Million Man March
Los Angeles Times , October 18, 1995
I was in Washington, quite by accident, for the Million Man March. And it was great.
It was supposed to be awful, of course. Terrifying. Hate-filled. Outright dangerous to the likes of me. Something to be condemned and avoided.
A lawyer friend said she worried about going downtown to work; she was afraid shooting would break out. Most of my Monday appointments canceled, or asked that I meet them a safe distance from our office at 10th and Pennsylvania, just a few blocks from the main event. One Republican operative, a prominent moderate, told me that a friend on the D.C. police force had warned her away--fearing not traffic snarls but physical danger: "Tell that woman [me] to meet you someplace else," he said. When I got to work shortly after 9 a.m., our office building's doors were locked, a safety precaution usually reserved for well after hours.
Those of us who dared show our lily white faces on the sidewalks of Pennsylvania Avenue or the subways and airport shuttle buses packed with black men did indeed find a city transformed. But it wasn't the city we'd been warned against.
Washington was happier than usual, friendlier, upbeat. People smiled at each other across subway cars. Older white women gave solicitous directions to polite young black men. Fathers strolled the streets with their sons. Strangers engaged in significant small talk. It felt like an old-fashioned holiday--festive and patriotic, meaningful and fun.
My seatmate on the bus to Dulles Airport was a young attorney flying back to Columbus, Ohio, from an exhausting but exhilarating day. He'd come alone--his friends couldn't get off work--but met lots of people. "Everybody was really friendly," he said. He didn't approve of excluding women, or (he muttered, more to himself than to me) of Louis Farrakhan. "Mistakes," he said. But the march had become something much bigger than Farrakhan, something that emerged from the community of a million men.
As we walked from the bus to the terminal, Fred Peavy, a marketing and promotions consultant from Chicago, struck up a conversation--not the sort of thing departing strangers usually do. But outreach was in the air; these homebound marchers were in a very good mood. Peavy said he thought the march was the greatest thing African-Americans had ever done. It was a tremendous event, an important proclamation of responsibility--for family, for community, for personal destiny.
Why, then, did the press have to portray it so negatively? Why did reporters and commentators describe it as a divisive? I was a political writer--what did I think?

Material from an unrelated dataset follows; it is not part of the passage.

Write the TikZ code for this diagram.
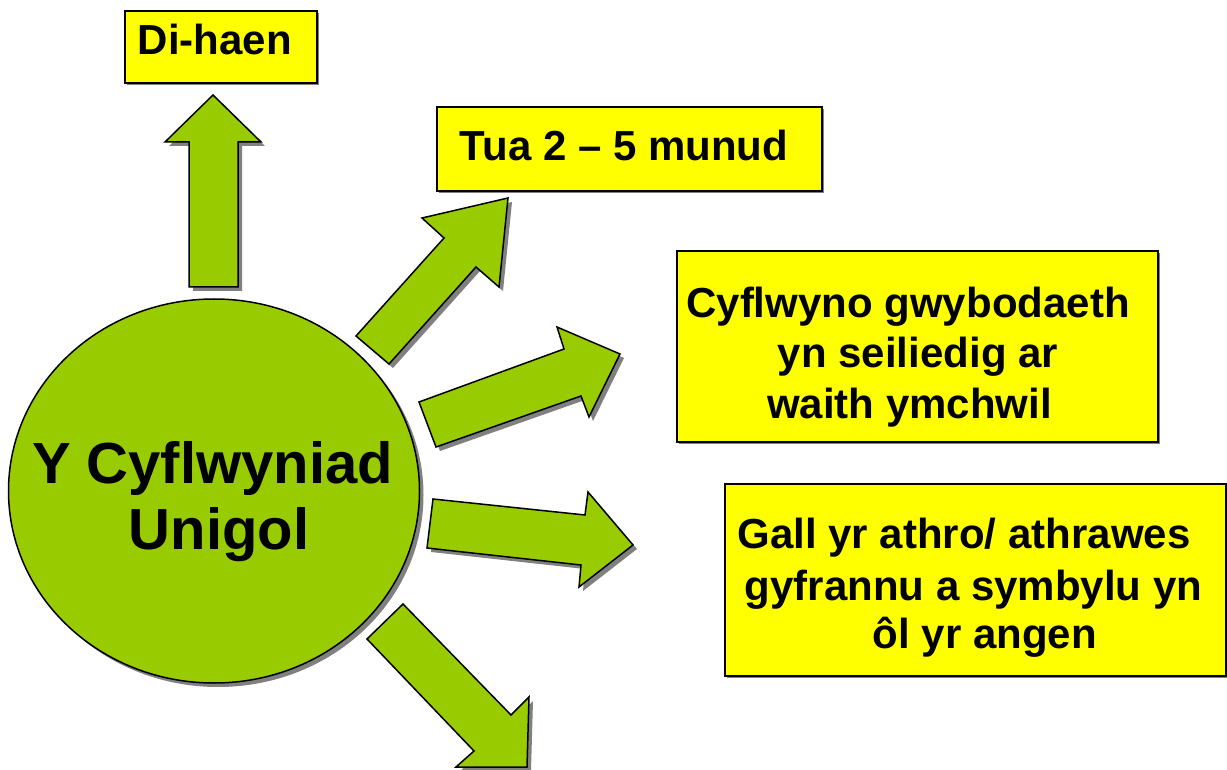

I had no good answer. There is, I said, a lot of paranoia among both blacks and whites. Neither group is as scary, or as hostile, as the other thinks. But those perceptions shape the stories journalists tell.
And, watching speeches on C-SPAN, hearing Farrakhan and some of his even more radical followers resonate with the rhetoric of white evil and black anger, I can see why some reporters tell the negative story, why some commentators worry. I'd worry too if I hadn't been there, hadn't seen marchers with my own eyes, hadn't experienced so much good will.
Reporters focus on center stage, on "leaders" and official spokespeople. And often they miss the real story--whether the leaders in question are Fortune 500 CEOs speaking for "business" or Farrakhans speaking for "black America." The complex patterns that emerge from individual thoughts and actions are less predictable than the simple stories leaders tell. And it is in such complexity that community strength is born.
The marchers were wiser than the commentators and more powerful than their would-be leaders. They took the event from its organizers, made it their own, turned it into a grassroots affirmation of the strength, dignity, and hope of African-American men. They neither repudiated Farrakhan nor embraced him. They simply swamped him, made him a tiny piece of their much larger story.
The march's greatest effect was, no doubt, on the men who participated. But the huge assembly sent two powerful messages to the rest of America: that it is dangerous to associate strength with irresponsibility and that it is deeply wrong to cast black men in general as malicious, anti-social, or criminal.
It would be a tragedy if the overheated rhetoric of the march's "leaders" drowns out the positive message of the men whose presence made it happen. And it would be a betrayal of these fellow Americans if whites insist on making the marchers bad guys, insist on seeing hostility where it does not exist, insist on making the Million Man March a story about us.
"What did you find?" Fred Peavy asked me in the airport. "What story will you tell?"
Simply this: that the march was bigger than any person, however demagogic; that it was a positive day for America; that I saw no angry faces on the streets of Washington; and that I was never, for one minute, afraid.